Wind chill is how your body feels when the air is cold and the wind blows. It’s based on research of how fast our skin loses heat, as wind carries it away. When our bodies can’t generate enough heat to keep our overall temperature near normal, body temperature begins to fall. That’s the chill brought on by the breath of wind on your neck, hands, face or body if you are underdressed.
Wind chill — also called wind chill index or wind chill factor — comes from a formula. Search online for a wind chill calculator or wind chill chart to get the value. There are many formulae that produce the number, but the end result of most of them is in the same range.
There has been a wind chill since our earliest ancestors roamed the planet, but it was not put into a formula until the 1940s. It became more used in weather broadcasts and reports in the last half century, as we’ve learned the dangers of frostbite and hypothermia.
Just like running a fever can be bad for you, if your body temperature falls by a few degrees, that can be bad, too.
Wind chill is a big deal.
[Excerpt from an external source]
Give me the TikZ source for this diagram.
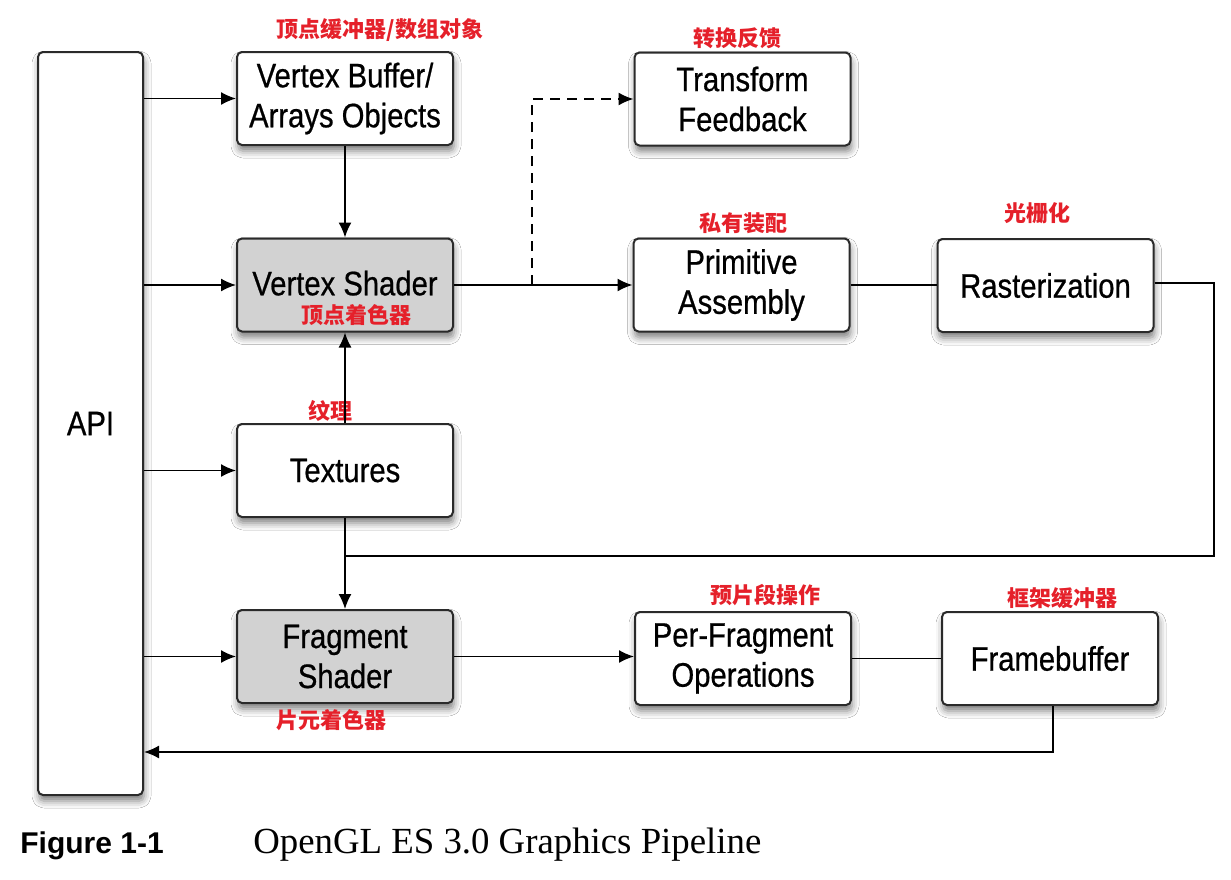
\documentclass[tikz,border=0pt]{standalone}
\usepackage{fontspec}
\setmainfont{Liberation Sans}
\newfontfamily\boxfont{Liberation Sans}[FakeStretch=0.86,FakeBold=0.6]
\newfontfamily\capserif{Liberation Serif}
\newfontfamily\cjk{Noto Sans CJK SC}
\usetikzlibrary{arrows.meta,shadows.blur}
\definecolor{lbl}{HTML}{E5202A}
\definecolor{edge}{HTML}{2A2A2A}
\tikzset{
  stage/.style={draw=edge, line width=1pt, rounded corners=2.5pt, fill=white,
    minimum width=108pt, minimum height=46.5pt, align=center, inner sep=0pt,
    font=\boxfont\fontsize{17}{20}\selectfont,
    blur shadow={shadow xshift=0.5pt, shadow yshift=-3pt, shadow blur radius=3.5pt, shadow opacity=50}},
  shaded/.style={stage, fill=gray!35},
  cn/.style={text=lbl, font=\cjk\bfseries\fontsize{11}{12}\selectfont, inner sep=0pt},
  conn/.style={draw=black, line width=0.8pt},
  arr/.style={conn, -{Latex[length=7.5pt,width=6.5pt]}},
}
\begin{document}
\begin{tikzpicture}[x=0.5pt,y=-0.5pt]
\useasboundingbox (0,0) rectangle (1231,879);
\fill[white] (0,0) rectangle (1231,879);

% nodes
\node[stage, minimum width=52.5pt, minimum height=371.5pt] (api) at (90.5,423.5) {API};
\node[stage] (vb) at (345,98.5) {Vertex Buffer/\\Arrays Objects};
\node[shaded] (vs) at (345,285) {\raisebox{2pt}{Vertex Shader}};
\node[stage] (tx) at (345,470.5) {Textures};
\node[shaded] (fs) at (345,656.5) {Fragment\\Shader};
\node[stage] (tf) at (742.5,99) {Transform\\Feedback};
\node[stage] (pa) at (741.5,285) {Primitive\\Assembly};
\node[stage] (ra) at (1045.5,285.5) {Rasterization};
\node[stage] (pf) at (743,658.5) {Per-Fragment\\Operations};
\node[stage] (fb) at (1050,658.5) {Framebuffer};

% Chinese labels
\node[cn] (l1) at (380,30) {顶点缓冲器/数组对象};
\node[cn] (l2) at (737,38) {转换反馈};
\node[cn] (l3) at (743,223) {私有装配};
\node[cn] (l4) at (1037,213) {光栅化};
\node[cn] (l5) at (356,315) {顶点着色器};
\node[cn] (l6) at (330,411) {纹理};
\node[cn] (l7) at (765,595) {预片段操作};
\node[cn] (l8) at (1062,598) {框架缓冲器};
\node[cn] (l9) at (331,720) {片元着色器};

% coordinates
\coordinate (dj) at (532,285);
\coordinate (c1) at (1214,556);
\coordinate (c2) at (1053,752);

% connectors
\draw[arr] (api.east |- vb.west) -- (vb.west);
\draw[arr] (api.east |- vs.west) -- (vs.west);
\draw[arr] (api.east |- tx.west) -- (tx.west);
\draw[arr] (api.east |- fs.west) -- (fs.west);
\draw[arr] (vb.south) -- (vs.north);
\draw[arr] (tx.north) -- (vs.south);
\draw[arr] (vs.east) -- (pa.west);
\draw[arr, dashed, dash pattern=on 5pt off 3.5pt] (dj) |- (tf.west);
\draw[conn] (pa.east) -- (ra.west |- pa.east);
\draw[conn] (ra.east |- 0,283) -| (c1) -- (tx.south |- c1);
\draw[arr] (tx.south) -- (fs.north);
\draw[arr] (fs.east) -- (pf.west |- fs.east);
\draw[conn] (pf.east) -- (fb.west);
\draw[arr] (c2 |- fb.south) -- (c2) -- (api.east |- c2);

% caption
\node[anchor=base west, inner sep=0pt, font=\bfseries\fontsize{15}{18}\selectfont] (fig) at (20,853) {Figure 1-1};
\node[anchor=base west, inner sep=0pt, font=\capserif\fontsize{18.4}{20}\selectfont] (cap) at (253,853) {OpenGL ES 3.0 Graphics Pipeline};
\end{tikzpicture}
\end{document}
If it’s 40 degrees with a 15 mph wind, your body loses heat to make you feel like it’s 32 degrees. If it were 30 degrees with that same 15 mph wind, you would feel like it’s 19 degrees. Frostbite and hypothermia would happen more quickly. If your skin is wet from rain, snow or sweat, there’s an even faster loss of body heat from evaporation.
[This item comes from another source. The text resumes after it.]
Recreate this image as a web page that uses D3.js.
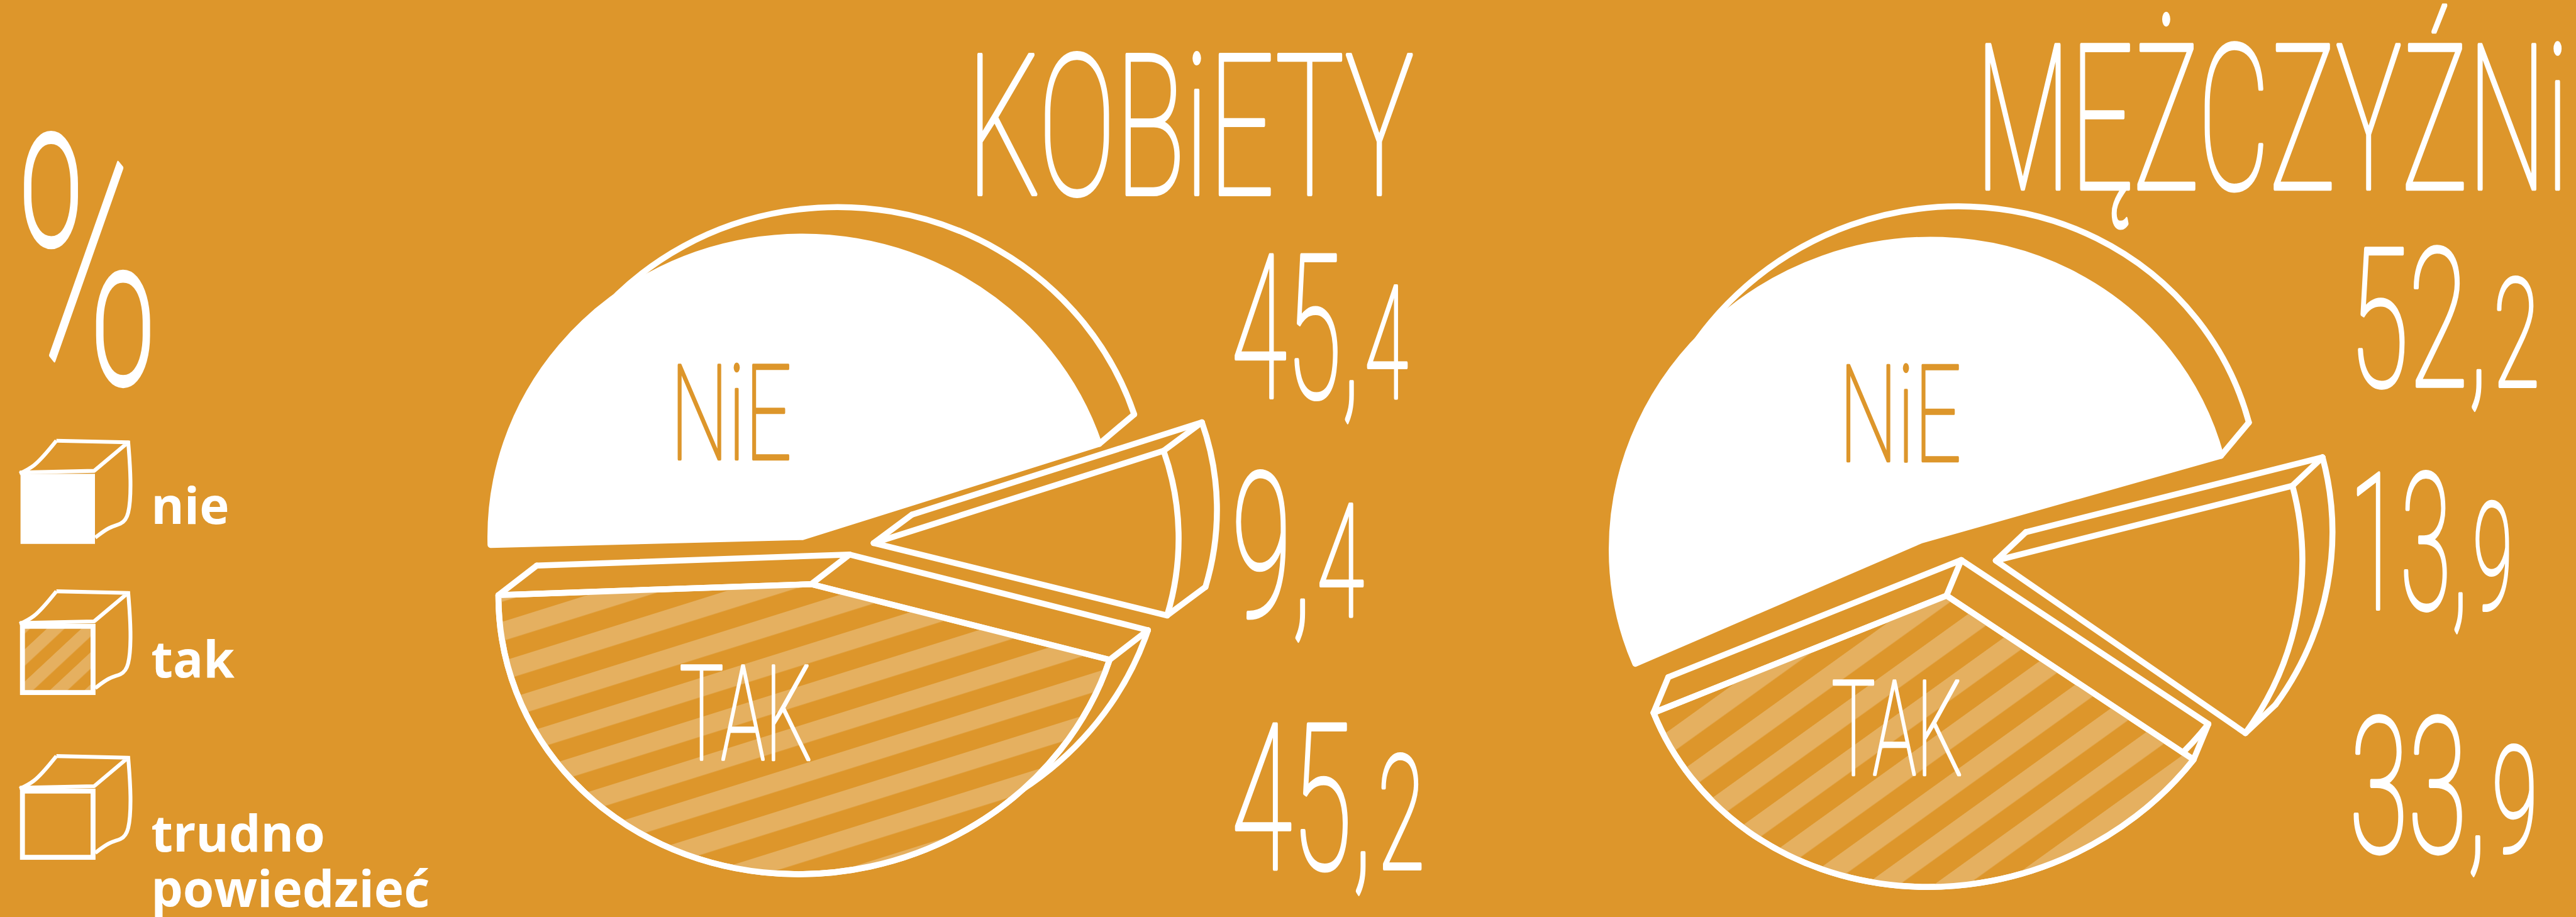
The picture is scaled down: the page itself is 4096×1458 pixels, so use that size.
<!DOCTYPE html>
<html><head><meta charset="utf-8">
<script src="https://cdn.jsdelivr.net/npm/d3@7/dist/d3.min.js"></script>
<style>html,body{margin:0;padding:0;background:#DD962B;overflow:hidden}svg{display:block}</style>
</head><body><svg id="c"></svg>
<script>
// ---- data ----
const categories = ["nie", "trudno powiedzieć", "tak"];
const kobiety = [45.4, 9.4, 45.2];
const mezczyzni = [52.2, 13.9, 33.9];
const groupTitles = ["KOBiETY", "MĘŻCZYŹNi"];
const sliceLabels = ["NiE", "TAK"];
const legendLabels = [["nie"], ["tak"], ["trudno", "powiedzieć"]];
const legendKinds = ["nie", "tak", "trudno powiedzieć"];

// ---- layout & style (reference px) ----
const W = 4706, H = 1675, BG = "#DD962B", WHITE = "#fff", HATCH = "#E5B060";
const HAND = "Roboto, sans-serif";
const R = 560, SW = 9.5;
const CAP = 0.711;

// edges: which radial edges of the rear face show, rim: share of the rear rim that shows
const pies = [
  { values: kobiety, start: -91.5, hatch: { angle: -17.4, period: 68.7, band: 33.6, ox: 917, oy: 1136 },
    slices: [
      { c: [1466, 981], m: [1.018, 0, 0, 0.98], d: [64, -54], edges: [], rim: 1, links: ["end"] },
      { c: [1596, 992], m: [0.995, -0.0156, 0, 0.923], d: [70, -52], edges: ["start"], rim: 1, links: ["start", "end", "apex"] },
      { c: [1482, 1067], m: [1.02, -0.011, -0.03, 0.946], d: [70, -54], edges: ["start", "end"], rim: 0.4, links: ["start", "end", "apex"] }
    ] },
  { values: mezczyzni, start: -112.5, hatch: { angle: -35.7, period: 73, band: 36, ox: 3047, oy: 1336 },
    slices: [
      { c: [3510, 987], m: [1.01, -0.03, 0, 0.98], d: [51, -61], edges: [], rim: 1, links: ["end"] },
      { c: [3646, 1024], m: [1, 0, 0, 0.97], d: [55, -52], edges: ["start"], rim: 1, links: ["start", "end", "apex"] },
      { c: [3556, 1088], m: [1.018, -0.02, -0.04, 0.95], d: [27, -65], edges: ["start", "end"], rim: 0.3, links: ["start", "end", "apex"] }
    ] }
];
const titleBoxes = [[1767, 2583, 100, 355], [3609, 4693, 82, 345]];
const valueBoxes = [
  [[2250, 2563, 466, 726], [2250, 2482, 864, 1125], [2250, 2593, 1323, 1587]],
  [[4292, 4630, 454, 705], [4292, 4582, 865, 1112], [4292, 4627, 1311, 1556]]
];
const labelBoxes = [
  [[1225, 1446, 667, 839, BG], [1241, 1484, 1216, 1388, WHITE]],
  [[3360, 3583, 668, 842, BG], [3346, 3586, 1243, 1415, WHITE]]
];
const percentBox = [26, 292, 249, 699];
const legendTops = [802, 1077, 1378];
const legendTextX = 276, legendFont = 92, legendLine = 101;
const legendBaselines = [957, 1237.6, 1555.6];

// ---- drawing ----
const svg = d3.select("#c").attr("width", 4096).attr("height", 1458)
  .attr("viewBox", `0 0 ${W} ${H}`).attr("preserveAspectRatio", "none");
svg.append("rect").attr("width", W).attr("height", H).attr("fill", BG);
const defs = svg.append("defs");
const rad = d => d * Math.PI / 180;
const line = d3.line();

function makeHatch(id, h) {
  const p = defs.append("pattern").attr("id", id).attr("patternUnits", "userSpaceOnUse")
    .attr("width", 40).attr("height", h.period)
    .attr("patternTransform", `translate(${h.ox},${h.oy}) rotate(${h.angle})`);
  p.append("rect").attr("width", 40).attr("height", h.band).attr("fill", HATCH);
}

pies.forEach((pieDef, pi) => {
  const hid = `hatch${pi}`;
  makeHatch(hid, pieDef.hatch);
  const arcs = d3.pie().sort(null).startAngle(rad(pieDef.start)).endAngle(rad(pieDef.start + 360))(pieDef.values);
  const arc = d3.arc().innerRadius(0).outerRadius(R);
  const rimArc = d3.arc().innerRadius(R).outerRadius(R);
  const g = svg.append("g");
  arcs.forEach((a, i) => {
    const s = pieDef.slices[i], m = s.m;
    const mat = (c) => `matrix(${m[0]},${m[1]},${m[2]},${m[3]},${c[0]},${c[1]})`;
    const pt = (ang, r) => {
      const x = r * Math.sin(ang), y = -r * Math.cos(ang);
      return [s.c[0] + m[0] * x + m[2] * y, s.c[1] + m[1] * x + m[3] * y];
    };
    const stroke = sel => sel.attr("stroke", WHITE).attr("stroke-width", SW).attr("fill", "none")
      .attr("vector-effect", "non-scaling-stroke").attr("stroke-linejoin", "round").attr("stroke-linecap", "round");
    const ang = { start: a.startAngle, end: a.endAngle };
    const back = [s.c[0] + s.d[0], s.c[1] + s.d[1]];
    const shift = q => [q[0] + s.d[0], q[1] + s.d[1]];
    // rear rim: runs from the slice's clockwise start, only as far as it shows
    g.append("path").attr("d", rimArc({ startAngle: a.startAngle, endAngle: a.startAngle + (a.endAngle - a.startAngle) * s.rim }))
      .attr("transform", mat(back)).call(stroke);
    // rear radial edges
    s.edges.forEach(e => g.append("path").attr("d", line([shift(pt(0, 0)), shift(pt(ang[e], R))])).call(stroke));
    // depth connectors
    s.links.forEach(l => {
      const q = l === "apex" ? pt(0, 0) : pt(ang[l], R);
      g.append("path").attr("d", line([q, shift(q)])).call(stroke);
    });
    // front face
    const kind = categories[i];
    g.append("path").attr("d", arc(a)).attr("transform", mat(s.c)).call(stroke)
      .attr("fill", kind === "nie" ? WHITE : BG);
    if (kind === "tak") {
      const cid = `clip${pi}`;
      defs.append("clipPath").attr("id", cid).append("path").attr("d", arc(a)).attr("transform", mat(s.c));
      g.append("rect").attr("width", W).attr("height", H).attr("fill", `url(#${hid})`).attr("clip-path", `url(#${cid})`);
      g.append("path").attr("d", arc(a)).attr("transform", mat(s.c)).call(stroke);
    }
  });
});

// hand-style text fitted into its box
function fit(sel, b, color, extra) {
  const [x0, x1, top, bottom] = b;
  const fs = (bottom - top) / CAP;
  sel.attr("font-family", HAND).attr("font-weight", 100).attr("font-size", fs).attr("fill", color)
    .attr("stroke", color).attr("stroke-width", extra).attr("stroke-linejoin", "round");
  const len = sel.node().getComputedTextLength();
  sel.attr("transform", `translate(${x0},${bottom}) scale(${(x1 - x0) / len},1)`);
}
groupTitles.forEach((t, i) => fit(svg.append("text").text(t), titleBoxes[i], WHITE, 7));
sliceLabels.forEach((t, l) => [0, 1].forEach(i => {
  const b = labelBoxes[i][l];
  fit(svg.append("text").text(t), b, b[4], 5);
}));
const comma = d3.format(".1f");
[kobiety, mezczyzni].forEach((vals, i) => vals.forEach((v, j) => {
  const [a, dec] = comma(v).split(".");
  const t = svg.append("text");
  t.append("tspan").text(a + ",");
  t.append("tspan").attr("font-size", "78%").attr("dx", "0.06em").text(dec);
  fit(t, valueBoxes[i][j], WHITE, 7);
}));
fit(svg.append("text").text("%"), percentBox, WHITE, 7);

// legend
legendKinds.forEach((kind, i) => {
  const g = svg.append("g").attr("transform", `translate(0,${legendTops[i] - 802})`);
  const st = sel => sel.attr("fill", "none").attr("stroke", WHITE).attr("stroke-width", 7).attr("stroke-linejoin", "round");
  g.append("path").attr("d", d3.line().curve(d3.curveMonotoneX)([[36, 865], [62, 850], [103, 805]])).call(st);
  g.append("path").attr("d", line([[103, 805], [234, 808], [172, 860], [36, 863]])).call(st);
  g.append("path").attr("d", d3.line().curve(d3.curveBasis)([[234, 805], [240, 880], [236, 945], [221, 958], [200, 962], [174, 982]])).call(st);
  const box = g.append("rect").attr("x", 41).attr("y", 869).attr("width", 129).attr("height", 121);
  if (kind === "nie") box.attr("fill", WHITE).call(s => s.attr("stroke", WHITE).attr("stroke-width", 7));
  else {
    if (kind === "tak") {
      const id = "hatchL";
      makeHatch(id, { angle: -43, period: 43, band: 22, ox: 86, oy: 873 });
      box.attr("fill", `url(#${id})`);
    } else box.attr("fill", "none");
    box.attr("stroke", WHITE).attr("stroke-width", 9);
  }
  legendLabels[i].forEach((t, k) => svg.append("text").text(t)
    .attr("x", legendTextX)
    .attr("y", legendBaselines[i] + k * legendLine)
    .attr("font-family", "'Open Sans', sans-serif").attr("font-weight", 700)
    .attr("font-size", legendFont).attr("fill", WHITE));
});
</script></body></html>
Can a temperature above freezing with a wind chill below freezing freeze your plumbing, or the water in your dog’s bowl? No. Wind chill, used in weather forecasts, only applies to exposed human flesh. That means your cat and dog feel a chill, but it’s not the same chill you feel, because they have fur coats. I’m sure if they could talk, they would convince you on a cold day they need to be inside by a warm plate of food. They would probably sell you that on any day.
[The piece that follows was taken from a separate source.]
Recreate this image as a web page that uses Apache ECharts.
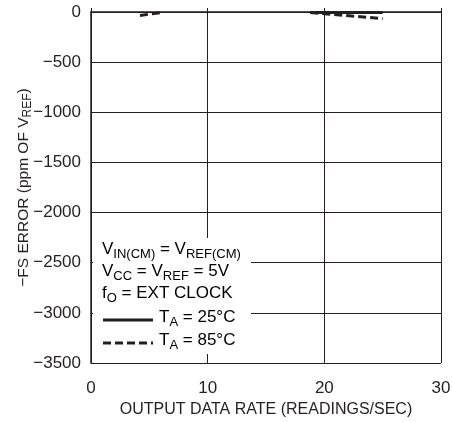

While air temperature is slow to change, if the winds gust, the wind chill falls quickly and then rises when the gust dies down. It fluctuates with wind gusts. Wind removes heat from any object fast, but wind chill cannot lower the temperature of an inanimate object below the actual air temperature.
Avoid wind chill on a windy, cold day simply by limiting the amount of your skin exposed to the air and by not allowing your clothing or skin to get damp or wet.